No torre do mosteiro, vê-se o rio Deniépre cortando a cidade em zona leste e oeste. É enorme Kiev, espraia-se à distância. É muito bonita. Aquela sensação de estar toda ela entre leste e oeste. No meio-fronteira entre as zonas de influência política e militar do Império Austro-Húngaro e do Império Russo. Estes impérios dominando partes de seu território, possuindo-os em rodízio.
Caminhei muito naquela tarde, com Alexander Burlaka apontando os prédios, as vistas. Ao meio-dia, dirigimo-nos para a Estação Ferroviária Central, onde eu encontraria os organizadores do festival, Evgenija Lopata e Slava Pomerantsev, assim como os escritores ucranianos Oksana Zabuzhko, Kateryna Babkina e Dmytro Lazutkin para a viagem de trem a Carcóvia (Kharkiv), onde ocorreriam as primeiras leituras. Entre eles, também a excelente poeta russa Elena Fanailova. Na cafeteria da estação, comprei mais daquela boa e baratíssima comida ucraniana para o privilegiado com euros no bolso. À minha frente, na fila, soldados pediam vodca. A cena causava desconforto. Mais tarde, em conversas com escritores do país, eles relatariam como o alcoolismo vem se tornando um problema sério entre os soldados no front, desde o segundo acordo de Minsk, de 11 de fevereiro de 2015, que visa retomar o fracassado cessar-fogo do Protocolo de Minsk assinado em 5 de setembro de 2014. Retornarei a isso na terceira e última parte deste artigo.

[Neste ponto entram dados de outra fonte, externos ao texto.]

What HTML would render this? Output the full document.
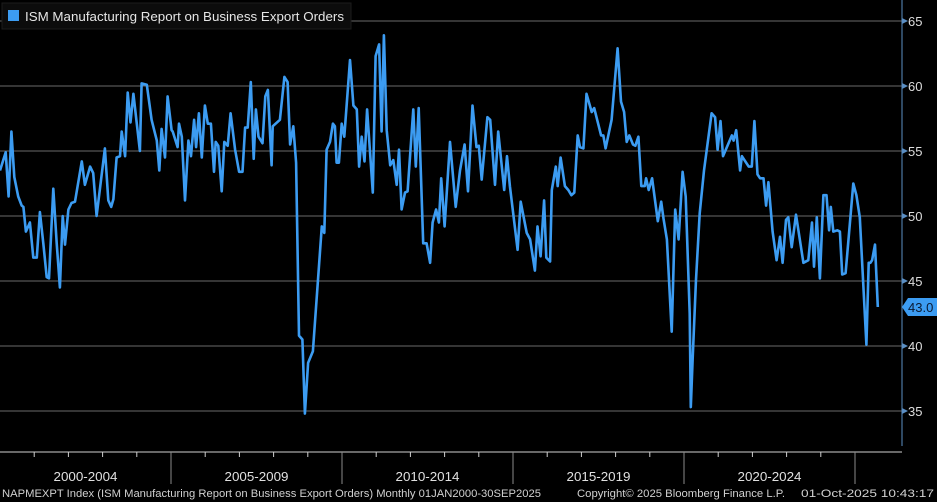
<!DOCTYPE html>
<html><head><meta charset="utf-8">
<style>
html,body{margin:0;padding:0;background:#000;}
svg{display:block;font-family:"Liberation Sans",sans-serif;}
</style></head>
<body>
<svg id="chart" width="937" height="502" viewBox="0 0 937 502">
  <rect x="0" y="0" width="937" height="502" fill="#000"/>
  <g id="grid"></g>
  <g id="yaxis"></g>
  <g id="xaxis"></g>
  <polyline id="line" fill="none" stroke="#3c9cf2" stroke-width="2.6" stroke-linejoin="round"/>
  <g>
    <rect x="2" y="3" width="349" height="26" fill="#0c0c0c" stroke="#1c1c1c"/>
    <rect x="8" y="10" width="11" height="11" fill="#3c9cf2"/>
    <text x="25" y="21" font-size="13" fill="#e6e6e6" textLength="319" lengthAdjust="spacingAndGlyphs">ISM Manufacturing Report on Business Export Orders</text>
  </g>
  <g id="lastTag"></g>
  <text x="2" y="497" font-size="11" fill="#d0d0d0" textLength="539" lengthAdjust="spacingAndGlyphs">NAPMEXPT Index (ISM Manufacturing Report on Business Export Orders) Monthly 01JAN2000-30SEP2025</text>
  <text x="577" y="497" font-size="11" fill="#d0d0d0" textLength="208" lengthAdjust="spacingAndGlyphs">Copyright© 2025 Bloomberg Finance L.P.</text>
  <text x="801" y="497" font-size="11" fill="#d0d0d0" textLength="133" lengthAdjust="spacingAndGlyphs">01-Oct-2025 10:43:17</text>
</svg>
<script>
// month index since Jan 2000
const months = [0,2,3,4,5,6.4,7.6,8.2,9.1,10.5,11.7,12.9,14,15.2,16.4,17.2,18.7,19.9,21,22,22.8,24,25.1,26.3,28.7,29.8,31.6,32.7,33.9,36.8,38,39,39.8,40.9,42.1,42.7,43.9,44.8,45.8,46.8,49.1,49.7,51.5,53.2,55,55.9,56.7,57.9,58.8,
60.2,60.6,62.3,62.8,63.8,64.9,66.1,67,68.1,68.8,69.8,70.8,71.9,72.9,74,75.1,75.7,76.6,77.8,78.7,79.9,80.9,82.5,83.9,85.1,86,86.9,88,89,89.8,90.7,92.1,93.1,94,95.3,95.7,98.2,99.8,100.9,101.8,102.9,103.9,104.9,106.1,107,108.1,109.8,112.9,113.8,114.6,115.8,116.8,
117.5,118.1,118.9,119.9,120.8,122.8,124,125.2,126,126.9,127.9,128.8,130.8,131.8,133,133.9,134.7,135.7,136.9,138,139.2,140,140.9,142.1,143,145,145.9,146.9,148.5,149.7,150.9,151.8,153,154,154.8,156,157.9,159.9,161.4,163,164.2,165.8,167.2,168,169,171,172,173.7,174.8,176.9,177.9,
178.9,181.6,182.7,184.8,186,187.7,188.6,189.7,190.9,191.7,193,193.6,195,195.7,196.7,198.2,199.4,200.5,201.5,202.7,203.5,204.7,205.8,207.6,208.5,210.9,211.7,212.5,214.6,216.7,217.9,219,219.9,220.8,222.1,222.9,224,225,226.2,226.7,227.6,228.8,230.8,232,232.8,234,235.7,236.9,238.1,
239.5,240.6,242,242.4,243,244.2,245.5,247,249.7,250.9,251.8,252.8,253.7,256.8,257.4,258.3,259.7,260.3,262.7,263.8,264.7,265.8,266.7,267.9,268.8,269.6,271.1,272.5,273.7,274.6,275.8,276.6,277.8,279.3,281.9,283.6,284.9,285.6,286.6,287.7,288.9,290,290.9,291.5,292.4,293.8,294.7,295.5,296.7,299.4,300.5,301.7,304,304.8,305.4,306,307,308];
const values = [53.5,54.9,51.5,56.5,53,51.5,50.8,50.7,48.8,49.5,46.8,46.8,50.3,47.9,45.3,45.2,52.1,47.9,44.5,50,47.8,50.5,51,51.1,54.2,52.4,53.8,53.3,50,55.2,51.2,50.7,51.3,54.5,54.6,56.5,54.6,59.5,57.2,59.4,55,60.2,60.1,57.4,55.8,53.5,56.7,54.5,59.2,
56.6,56.5,55.3,57.1,56.1,51.2,55.8,54.6,57.4,55.3,57.9,54.5,58.5,57.1,57.1,53.4,55.7,55.4,51.9,55.7,55.4,57.9,55.1,53.4,53.4,56.8,56.8,60.3,54.4,58.2,56.1,55.6,59.2,59.7,53.9,56.9,57.4,60.7,60.3,55.5,56.9,54.1,40.8,40.5,34.8,38.7,39.6,49.2,48.7,55.1,55.7,57.1,
56.9,54.1,54.1,57.1,56.1,62,58.5,58.2,53.8,56.1,54.2,58.2,51.8,62.3,63.2,56.5,63.9,56.6,53.9,54.3,52.4,55.1,50.5,51.8,51.9,58.2,53.8,58.3,47.9,47.9,46.4,49.5,50.5,49.5,52.9,49.2,55.7,50.7,53.5,55.5,51.9,58.5,55.3,55.4,52.8,57.6,57.4,52.4,56.5,52,54.6,
52.3,47.4,51.1,48.7,48.2,45.8,49.2,46.9,51.2,46.8,46.5,52,53.8,52.3,54.5,52.3,52,51.6,51.8,56.2,55.3,55.2,59.4,58,58.3,56.2,56.2,55.2,57.4,62.9,58.8,58,55.7,56.2,55.5,55.4,56.1,52.3,52.3,52.9,52,52.9,49.6,51.1,49.8,48.2,41.1,50.5,48.2,
53.4,51.5,42.5,35.3,38.9,45.1,50.2,53.5,57.9,57.6,55.1,57.3,54.6,56.2,55.8,56.6,53.5,54.6,53.8,53.8,57.3,53.2,52.9,52.9,50.8,52.6,48.8,46.6,48.4,46.4,49.7,49.9,47.6,50.1,46.4,46.6,49.5,46.1,49.9,45.2,51.6,51.6,48.9,50.7,48.8,48.9,48.8,45.5,45.6,52.5,51.6,49.9,40.1,46.4,46.4,46.6,47.8,43.0];
const yTicks = [35,40,45,50,55,60,65];
const periodLabels = ["2000-2004","2005-2009","2010-2014","2015-2019","2020-2024"];

const NS="http://www.w3.org/2000/svg";
const xOf = m => m*2.85;
const yOf = v => 86 + (60 - v)*13;
const axisX = 902;
function mk(tag, attrs, parent, txt){
  const e=document.createElementNS(NS,tag);
  for(const k in attrs) e.setAttribute(k,attrs[k]);
  if(txt!==undefined) e.textContent=txt;
  parent.appendChild(e); return e;
}
const grid=document.getElementById('grid'), ya=document.getElementById('yaxis'), xa=document.getElementById('xaxis');
mk('line',{x1:axisX,y1:0,x2:axisX,y2:446,stroke:'#5b8fc4','stroke-width':1},ya);
yTicks.forEach(t=>{
  const y=yOf(t);
  const g=mk('line',{x1:0,y1:y,x2:axisX,y2:y,stroke:'#6a6a6a','stroke-width':1},grid);
  
  
  mk('path',{d:`M${axisX} ${y-3}L${axisX+6} ${y}L${axisX} ${y+3}Z`,fill:'#5b8fc4'},ya);
  const lb=mk('text',{x:908,y:y+5,'font-size':13,fill:'#dcdcdc'},ya,String(t));
  
  
});
// x axis
mk('line',{x1:0,y1:452,x2:axisX,y2:452,stroke:'#cfcfcf','stroke-width':1},xa);
for(let yr=0; yr<=25; yr++){
  const x=xOf(yr*12);
  if(yr%5===0){ if(yr>0) mk('line',{x1:x,y1:452,x2:x,y2:484,stroke:'#8a8a8a','stroke-width':1},xa); }
  else mk('line',{x1:x,y1:452,x2:x,y2:457,stroke:'#cfcfcf','stroke-width':1},xa);
}
periodLabels.forEach((p,i)=>{
  const t=mk('text',{x:xOf(i*60+30),y:481,'font-size':13,fill:'#e0e0e0','text-anchor':'middle',textLength:64,lengthAdjust:'spacingAndGlyphs'},xa,p);
  
  
});
// line
document.getElementById('line').setAttribute('points', months.map((m,i)=>xOf(m).toFixed(1)+','+yOf(values[i]).toFixed(1)).join(' '));
// last value tag
const lv=values[values.length-1], ly=yOf(lv), tag=document.getElementById('lastTag');
mk('path',{d:`M${axisX} ${ly}L${axisX+6} ${ly-9}H937V${ly+9}H${axisX+6}Z`,fill:'#3c9cf2'},tag);
const tt=mk('text',{x:908,y:ly+5,'font-size':13,fill:'#0a1a33'},tag,lv.toFixed(1));


</script>
</body></html>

No centro da estação, um lindo soldado jovem, que não poderia ter mais de 20 anos de idade, segurava uma caixa e pedia apoio financeiro para a guerra, que vem quebrando país. Organizados e agrupados os poetas, tomamos o trem para Carcóvia. São cinco horas de viagem. Em uma parada de cerca de 50 segundos na estação de Poltava, cidade natal de Nicolai Gogol, o editor Slava Pomerantsev, a escritora Oksana Zabuzhko (considerada hoje a mais importante do país) e eu descemos, às pressas, para dar três ou quatro tragos em um cigarro. De pé na estação, enquanto Zabuzhko me falava sobre Gogol, Pomerantsev quis fazer uma piada e me perguntou se estava com meu passaporte, caso o trem me deixasse para trás. Ele disse que, se me pegassem ali sem passaporte, me enviariam direto para o front em Dombass. Sorri amarelo, nervoso. Pensei na expressão gallows humor. Em meio à guerra e ao desastre econômico, as pessoas usam as armas milenares, estou certo disso, do humor, da ironia e do sarcasmo em meio à sandice.